British novelist Rachel Cusk has just published The Last Supper, a memoir about skipping out of another dreary British winter and setting off to Italy with her husband and children, in search of art and adventure. Cusk became a cult heroine/villain, depending on one's maternal temperament, in 2001 when she published A Life's Work, about the first year of raising her child. "The description of new motherhood was so grueling, so lonesome, so pessimistic that I couldn't bear to read more than a chapter or two," a friend of mine wrote me, echoing many reviewers. I, on the other hand, found comfort in Cusk. In an interview with Double X, she discusses her two memoirs and her novels.

You write about uprooting your family and leaving for Italy in an offhand way: "perhaps we would return to England, perhaps we would not." Was it really as casual as that?

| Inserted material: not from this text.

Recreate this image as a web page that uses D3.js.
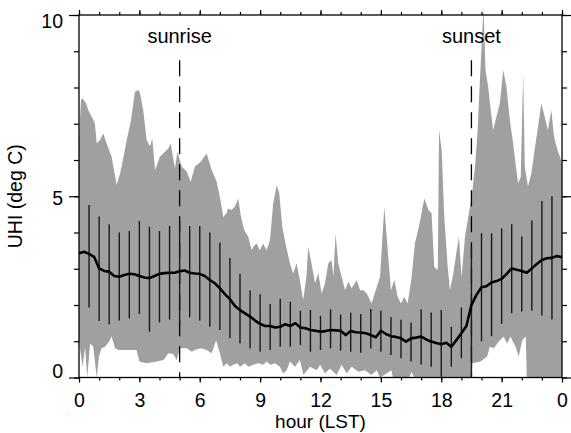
<!doctype html>
<html>
<head>
<meta charset="utf-8">
<script src="https://d3js.org/d3.v7.min.js"></script>
<style>
  body { margin: 0; background: #fff; }
  text { font-family: "Liberation Sans", Arial, sans-serif; fill: #000; }
</style>
</head>
<body>
<script>
// max of the range (top of grey band)
var upperHour = [0, 0.1, 0.18, 0.35, 0.46, 0.63, 0.79, 0.88, 1.04, 1.21, 1.37, 1.62, 1.87, 2.04, 2.12, 2.37, 2.57, 2.78, 2.95, 3.03,
  3.19, 3.36, 3.53, 3.64, 3.78, 4.02, 4.27, 4.44, 4.55, 4.77, 4.89, 5.1, 5.35, 5.55, 5.76, 6.05, 6.34, 6.59, 6.84, 7.0,
  7.17, 7.33, 7.41, 7.58, 7.74, 7.91, 8.05, 8.21, 8.41, 8.58, 8.66, 8.82, 8.99, 9.15, 9.32, 9.49, 9.65, 9.82, 9.95, 10.1,
  10.26, 10.48, 10.64, 10.81, 10.97, 11.14, 11.3, 11.39, 11.55, 11.73, 11.89, 12.06, 12.22, 12.39, 12.55, 12.64, 12.75, 12.88, 13.05, 13.22,
  13.38, 13.55, 13.8, 13.97, 14.13, 14.3, 14.54, 14.74, 14.96, 15.17, 15.34, 15.5, 15.67, 15.83, 16.0, 16.16, 16.33, 16.53, 16.69, 16.89,
  17.16, 17.36, 17.52, 17.65, 17.77, 17.83, 17.89, 18.02, 18.15, 18.32, 18.43, 18.6, 18.77, 18.88, 19.01, 19.18, 19.34, 19.51, 19.68, 19.81,
  19.93, 20.01, 20.1, 20.2, 20.33, 20.46, 20.58, 20.74, 20.91, 21.08, 21.24, 21.41, 21.57, 21.69, 21.82, 21.95, 22.07, 22.15, 22.31, 22.48,
  22.64, 22.81, 22.97, 23.14, 23.3, 23.47, 23.6, 23.77, 23.9, 24];
var upperVal = [6.6, 7.66, 7.7, 7.56, 7.38, 7.19, 7.01, 6.46, 6.55, 6.73, 6.46, 6.09, 5.31, 5.63, 5.82, 6.55, 7.05, 7.88, 7.93, 7.84,
  7.38, 6.55, 6.37, 6.6, 5.72, 6.09, 6.23, 6.32, 6.46, 5.77, 6.23, 5.82, 5.68, 5.4, 5.82, 5.95, 6.18, 5.73, 5.4, 4.98,
  4.43, 4.53, 4.66, 4.62, 4.71, 4.94, 4.43, 4.07, 3.88, 3.51, 3.61, 3.7, 3.51, 3.7, 3.51, 3.79, 4.8, 5.3, 5.08, 4.16,
  3.7, 3.15, 2.87, 3.15, 2.69, 2.14, 2.78, 3.61, 3.15, 2.6, 2.88, 2.32, 2.6, 3.15, 3.24, 2.78, 3.97, 3.15, 2.78, 2.41,
  2.64, 2.46, 2.69, 2.41, 2.41, 2.32, 2.04, 2.41, 2.78, 4.71, 3.51, 2.41, 2.69, 2.23, 2.04, 2.23, 2.04, 2.78, 3.7, 4.16,
  4.94, 4.62, 4.53, 3.06, 2.97, 3.0, 6.83, 6.28, 4.43, 3.06, 2.41, 2.87, 3.51, 3.88, 2.78, 3.88, 4.43, 4.98, 5.82, 6.83,
  8.3, 9.2, 10.2, 8.48, 8.02, 7.38, 6.83, 7.19, 7.56, 8.48, 8.02, 7.1, 6.46, 5.91, 5.36, 5.54, 8.39, 5.82, 5.27, 5.64,
  6.28, 6.92, 7.56, 7.19, 6.83, 7.38, 6.65, 6.28, 6.09, 5.9];

// min of the range (bottom of grey band)
var lowerHour = [0, 0.18, 0.3, 0.41, 0.55, 0.71, 0.88, 0.99, 1.12, 1.29, 1.5, 1.62, 1.79, 1.97, 2.86, 3.0, 3.36, 3.86, 4.2, 4.44,
  4.69, 4.85, 5.02, 5.35, 5.6, 5.85, 6.1, 6.34, 6.59, 6.81, 7.0, 7.17, 7.34, 7.5, 7.67, 7.87, 8.0, 8.25, 8.41, 8.66,
  8.91, 9.16, 9.32, 9.52, 9.74, 9.98, 10.15, 10.32, 10.48, 10.73, 10.98, 11.15, 11.48, 11.81, 11.98, 12.22, 12.47, 12.8, 13.05, 13.3,
  13.55, 13.88, 14.21, 14.54, 14.79, 14.96, 15.52, 15.6, 16.4, 16.53, 16.65, 19.5, 19.55, 19.95, 20.28, 20.41, 20.61, 20.86, 21.1, 21.27,
  21.44, 21.69, 21.85, 22.02, 22.2, 22.25, 24];
var lowerVal = [1.0, 0.3, 0.85, 0.0, 0.94, 0.85, 0.0, 0.58, 0.81, 0.85, 0.99, 1.13, 0.81, 0.76, 0.76, 0.44, 0.39, 0.44, 0.48, 0.67,
  0.65, 0.48, 0.81, 0.81, 0.71, 0.78, 0.81, 0.76, 0.67, 1.03, 0.67, 0.3, 0.39, 0.3, 0.35, 0.39, 0.3, 0.39, 0.3, 0.35,
  0.39, 0.35, 0.44, 0.35, 0.39, 0.3, 0.11, 0.2, 0.44, 0.3, 0.48, 0.07, 0.3, 0.2, 0.35, 0.11, 0.25, 0.07, 0.35, 0.11,
  0.3, 0.16, 0.2, 0.07, 0.2, 0.0, 0.2, 0.0, 0.0, 0.15, 0.0, 0.0, 0.39, 0.44, 0.58, 0.85, 0.81, 0.99, 1.13, 0.94,
  1.13, 0.85, 0.58, 1.03, 1.13, 0.0, 0.0];

// mean UHI
var meanHour = d3.range(0, 24.01, 0.25);
var meanVal = [3.43, 3.47, 3.41, 3.33, 3.01, 2.94, 2.92, 2.8, 2.78, 2.83, 2.86, 2.85, 2.8, 2.76, 2.74, 2.8, 2.86, 2.88, 2.89, 2.89,
  2.93, 2.95, 2.89, 2.87, 2.86, 2.8, 2.69, 2.6, 2.46, 2.3, 2.16, 1.97, 1.86, 1.77, 1.68, 1.57, 1.48, 1.42, 1.42, 1.38,
  1.4, 1.47, 1.42, 1.5, 1.38, 1.36, 1.31, 1.29, 1.26, 1.28, 1.31, 1.3, 1.29, 1.17, 1.28, 1.25, 1.24, 1.22, 1.17, 1.11,
  1.29, 1.2, 1.14, 1.12, 1.08, 0.99, 1.08, 1.1, 1.13, 1.05, 0.99, 0.95, 0.92, 0.96, 0.85, 1.03, 1.22, 1.42, 2.0, 2.28,
  2.49, 2.52, 2.62, 2.66, 2.72, 2.86, 3.01, 2.97, 2.94, 2.89, 3.01, 3.13, 3.24, 3.29, 3.3, 3.35, 3.32];

// error bars (every half hour)
var errHour = [0.5, 1, 1.5, 2, 2.5, 3, 3.5, 4, 4.5, 5, 5.5, 6, 6.5, 7, 7.5, 8, 8.5, 9, 9.5, 10,
  10.5, 11, 11.5, 12, 12.5, 13, 13.5, 14, 14.5, 15, 15.5, 16, 16.5, 17, 17.5, 18, 18.5, 19, 19.5, 20,
  20.5, 21, 21.5, 22, 22.5, 23, 23.5];
var errTop = [4.76, 4.44, 4.23, 4.0, 4.04, 4.32, 4.16, 4.04, 4.18, 4.3, 4.18, 4.18, 4.0, 3.72, 3.3, 2.86, 2.4, 2.3, 2.03, 2.17,
  2.09, 1.84, 1.86, 1.7, 1.88, 1.74, 1.79, 1.75, 1.89, 1.84, 1.66, 1.59, 1.52, 1.88, 1.79, 1.86, 1.4, 1.93, 3.6, 3.98,
  3.98, 4.11, 4.23, 3.89, 4.33, 4.87, 5.0];
var errBot = [1.93, 1.56, 1.47, 1.57, 1.63, 1.75, 1.26, 1.52, 1.6, 1.4, 1.66, 1.57, 1.4, 1.31, 1.08, 0.94, 0.8, 0.71, 0.76, 0.85,
  0.85, 0.9, 0.71, 0.76, 0.8, 0.74, 0.71, 0.68, 0.8, 0.71, 0.62, 0.53, 0.44, 0.36, 0.3, 0.02, 0.3, 0.53, 0.0, 1.0,
  1.14, 1.48, 1.77, 1.82, 1.84, 1.71, 1.6];

var sunHour = [5, 19.5];
var sunLabel = ["sunrise", "sunset"];

var xTicks = [0, 3, 6, 9, 12, 15, 18, 21, 24];
var xTickLabels = ["0", "3", "6", "9", "12", "15", "18", "21", "0"];
var yTicks = [0, 5, 10];

var width = 571, height = 433;
var margin = {top: 15, right: 9, bottom: 55.5, left: 79};
var w = width - margin.left - margin.right;
var h = height - margin.top - margin.bottom;

var x = d3.scaleLinear().domain([0, 24]).range([0, w]);
var y = d3.scaleLinear().domain([0, 10]).range([h, 0]);

var svg = d3.select("body").append("svg")
    .attr("width", width)
    .attr("height", height);

var g = svg.append("g")
    .attr("transform", "translate(" + margin.left + "," + margin.top + ")");

// grey band: upper edge left to right, then lower edge back
var upper = upperHour.map(function(d, i) { return [d, upperVal[i]]; });
var lower = lowerHour.map(function(d, i) { return [d, lowerVal[i]]; });
var band = upper.concat(lower.slice().reverse());

var line = d3.line()
    .x(function(d) { return x(d[0]); })
    .y(function(d) { return y(d[1]); });

g.append("path")
    .attr("d", line(band) + "Z")
    .attr("fill", "#a0a0a0")
    .attr("stroke", "none");

// sunrise / sunset
g.selectAll(".sun")
    .data(sunHour)
    .enter().append("line")
    .attr("x1", function(d) { return x(d); })
    .attr("x2", function(d) { return x(d); })
    .attr("y1", y(8.75))
    .attr("y2", h)
    .attr("stroke", "#000")
    .attr("stroke-width", 1.3)
    .attr("stroke-dasharray", "16,10");

g.selectAll(".sunlab")
    .data(sunHour)
    .enter().append("text")
    .attr("x", function(d) { return x(d); })
    .attr("y", 28)
    .attr("text-anchor", "middle")
    .style("font-size", "20px")
    .text(function(d, i) { return sunLabel[i]; });

// error bars
g.selectAll(".err")
    .data(errHour)
    .enter().append("line")
    .attr("x1", function(d) { return x(d); })
    .attr("x2", function(d) { return x(d); })
    .attr("y1", function(d, i) { return y(errTop[i]); })
    .attr("y2", function(d, i) { return y(errBot[i]); })
    .attr("stroke", "#1a1a1a")
    .attr("stroke-width", 1.4);

// mean line
var mean = meanHour.map(function(d, i) { return [d, meanVal[i]]; });
g.append("path")
    .attr("d", line(mean))
    .attr("fill", "none")
    .attr("stroke", "#000")
    .attr("stroke-width", 2.6)
    .attr("stroke-linejoin", "round");

// axes: minor and major ticks on all four sides
function styleAxis(sel) {
  sel.select(".domain").remove();
  sel.selectAll("line").attr("stroke", "#000").attr("stroke-width", 1.2);
  sel.selectAll("text").style("font-size", "19.5px").attr("fill", "#000");
}

var hourTicks = d3.range(0, 25, 1);
var unitTicks = d3.range(0, 11, 1);

g.append("g").attr("transform", "translate(0," + h + ")")
    .call(d3.axisBottom(x).tickValues(hourTicks).tickSize(3).tickSizeOuter(0).tickFormat(""))
    .call(styleAxis);
g.append("g").attr("transform", "translate(0," + h + ")")
    .call(d3.axisBottom(x).tickValues(xTicks).tickSize(5).tickSizeOuter(0).tickPadding(10.5)
      .tickFormat(function(d, i) { return xTickLabels[i]; }))
    .call(styleAxis);

g.append("g")
    .call(d3.axisTop(x).tickValues(hourTicks).tickSize(3).tickSizeOuter(0).tickFormat(""))
    .call(styleAxis);
g.append("g")
    .call(d3.axisTop(x).tickValues(xTicks).tickSize(5).tickSizeOuter(0).tickFormat(""))
    .call(styleAxis);

g.append("g")
    .call(d3.axisLeft(y).tickValues(unitTicks).tickSize(5).tickSizeOuter(0).tickFormat(""))
    .call(styleAxis);
var yAx = g.append("g")
    .call(d3.axisLeft(y).tickValues(yTicks).tickSize(10).tickSizeOuter(0).tickPadding(6).tickFormat(d3.format("d")))
    .call(styleAxis);
// IDL-like placement: 0 sits above its tick, 10 hangs below
yAx.selectAll("text").attr("dy", function(d) { return d === 0 ? "0px" : (d === 10 ? "12.5px" : "8px"); });

g.append("g").attr("transform", "translate(" + w + ",0)")
    .call(d3.axisRight(y).tickValues(unitTicks).tickSize(5).tickSizeOuter(0).tickFormat(""))
    .call(styleAxis);
g.append("g").attr("transform", "translate(" + w + ",0)")
    .call(d3.axisRight(y).tickValues(yTicks).tickSize(10).tickSizeOuter(0).tickFormat(""))
    .call(styleAxis);

g.append("rect")
    .attr("width", w)
    .attr("height", h)
    .attr("fill", "none")
    .attr("stroke", "#000")
    .attr("stroke-width", 1.3);

// axis titles
svg.append("text")
    .attr("x", margin.left + w / 2)
    .attr("y", 428)
    .attr("text-anchor", "middle")
    .style("font-size", "19px")
    .text("hour (LST)");

svg.append("text")
    .attr("transform", "translate(21.5," + (margin.top + h / 2) + ") rotate(-90)")
    .attr("text-anchor", "middle")
    .style("font-size", "19.5px")
    .text("UHI (deg C)");
</script>
</body>
</html>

That was slightly disingenuous. What I meant was that I wanted to be open to possibility in life, to veering off on some unknown course, which is what I most miss about being a single person pre-children: this idea that you can just go off and change your plans at will.

Who is the "we?" Did you consult the children and husband, or was it all you?

"We" is the family organism with me as the steering committee, or the brain. People think that children are very scheduled and routine-obsessed but it's not true. In fact, they are very un-historied people. They don't really have a sense of how life ought to be. I've had moments of realizing this, and then I've thought, "We could have lived in a caravan, or gone around on a horse, and in fact they would have really enjoyed that." This state of being routine-bound stems from the work of them, but not from them. Routine and schedule is what divides people in families. Adventure is what unites them.

Did you worry your children would miss their friends?

For me to be happy is in the end more important to my children psychologically and spiritually. I realize their friendships are like little seedlings -- you uproot them and they usually die. But they can make them again.

The same thing happened to me when we moved from America back to England when I was a girl. It was horrible. I was suffering a lot because of the loss of my best friend. And I don't know what it means that I decided to do the same thing to my daughter. I guess that I've been there before.

Is that what you mean when you have a pang of guilt about uprooting your daughters, and then you conclude "our destinies are better off intertwined?"

What I hate and what I've always hated is separation, and I think that comes from my own childhood. When I was a child, authority and adults were one and the same. They were the "parents," and we were the "children," and there was not much intimacy or closeness. When I say "intertwined," I mean I don't agree with the version of family life where parents are the authorities who make decisions on behalf of children. You have to make a decision for yourself, and be honest about it, and they can like it or not like it.

The children are not really all that present in the book; they're more like minor characters.

The book was originally planned to be all about the children. I was thinking for a while it would be an update to A Life's Work. But then I realized that what I wanted to say was the antithesis of that in every way. It became about the art, and viewing art as the opposite of being a mother.

What do you mean by that?

Art is completed -- everything is present in it, and the process of looking and understanding is a backwards process, a retrospective process. It's a release of tension -- not of responsibility exactly but of having to live. I've found in family life the impossibility of completion. In parenthood, nothing is ever finished. The instant you get it all in your grasp it slips away

This is particularly true in this anxious form of parenting we do now. You're always conferring meaning on the littlest things, creating a story of life. And yet it's very, very difficult to know whether you're succeeding or failing. It's very unlike creativity, or writing. Being a parent is not a particularly creative thing to do.